The small, black Wedgewood teapot was donated to the museum in 1972, though at the time its provenance was unknown. In 1989, a letter was sent from the daughter of the donor explaining just where the teapot had come from.
The local GP who donated it had inherited it from his step-grandmother – the wife of a GP in West Auckland, where Cotton was living in 1872 at the time of her arrest.
His grandmother had been given the teapot by an old lady in West Auckland who had become fond of her – a strange gift as a token of affection. The donor had never felt comfortable with ownership of the macabre relic and was persuaded by his family to send it to Beamish, though he neglected to tell the full story at the time.
A small, worn three-legged wooden stool was also donated to the museum in the early 1970s by a local woman. This was given to us with the story that it had belonged to Mary Ann while she awaited trial and eventual hanging in Durham Jail.
More recently, the museum were sent a number of photocopies of letters, which appear to have been written by Mary Ann, on County Gaol Durham embossed notepaper, while she awaited trial.
The copies were sent anonymously by their current owner who felt that the museum should have them for the archive.

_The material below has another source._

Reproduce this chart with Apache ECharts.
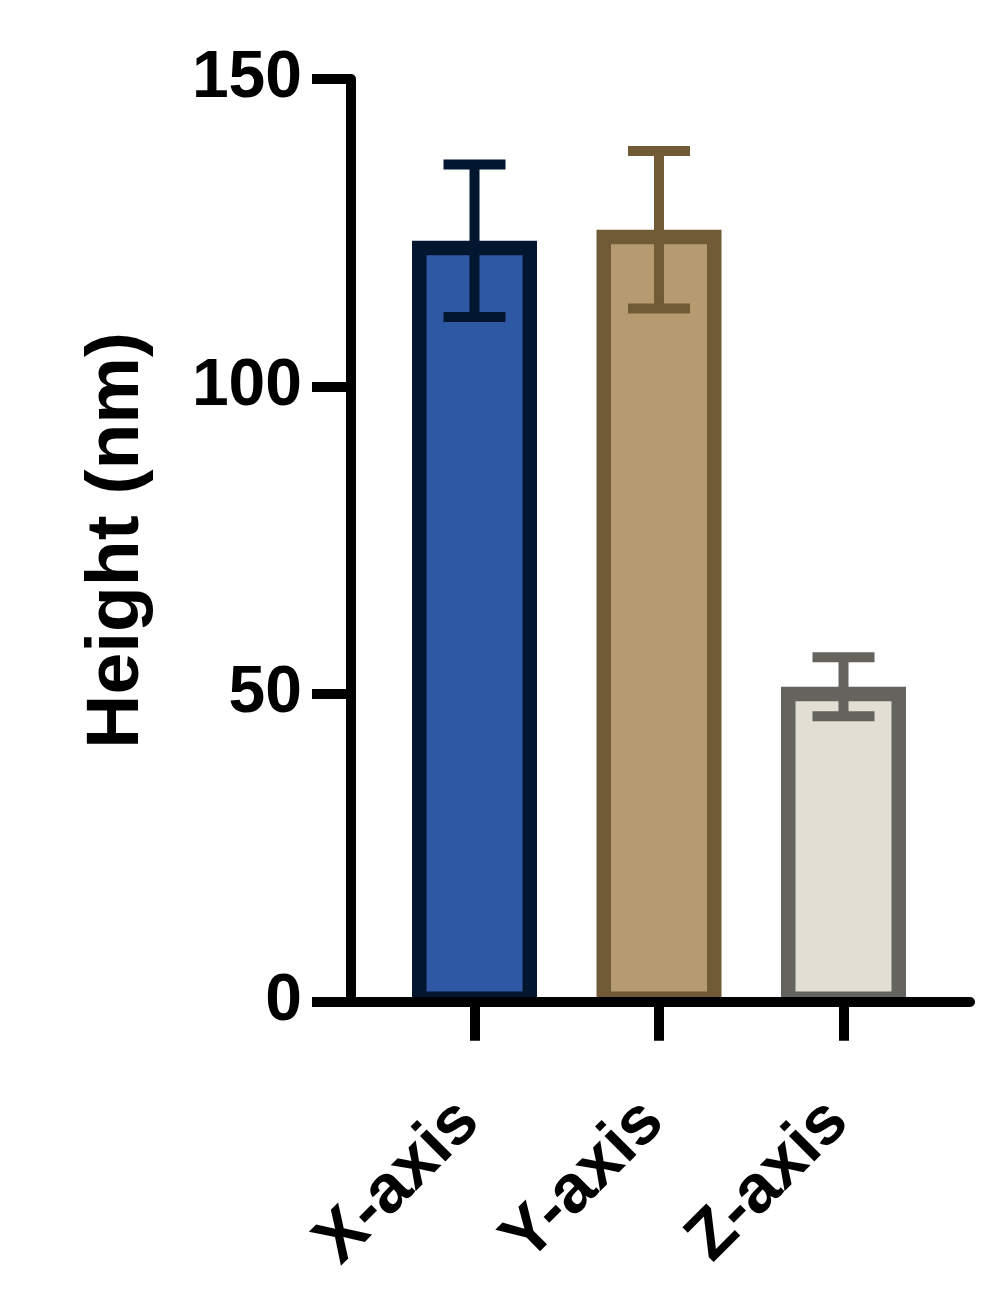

They had been bought from eBay, but it’s believed that these letters were sold to a dealer by a North Yorkshire auction house in 2013, though th museum has no idea where they were in the intervening years or how they ended up on eBay.
Though the handwriting is difficult to decipher, the letters make reference to solicitors and financial problems.
One, addressed to Mr Lowrey – Cotton’s lodger at the time of her arrest – contains a plea for money to buy clothes for “the child… to come out with” – presumably for her daughter who was born in the jail, and was adopted before the sentence was carried out.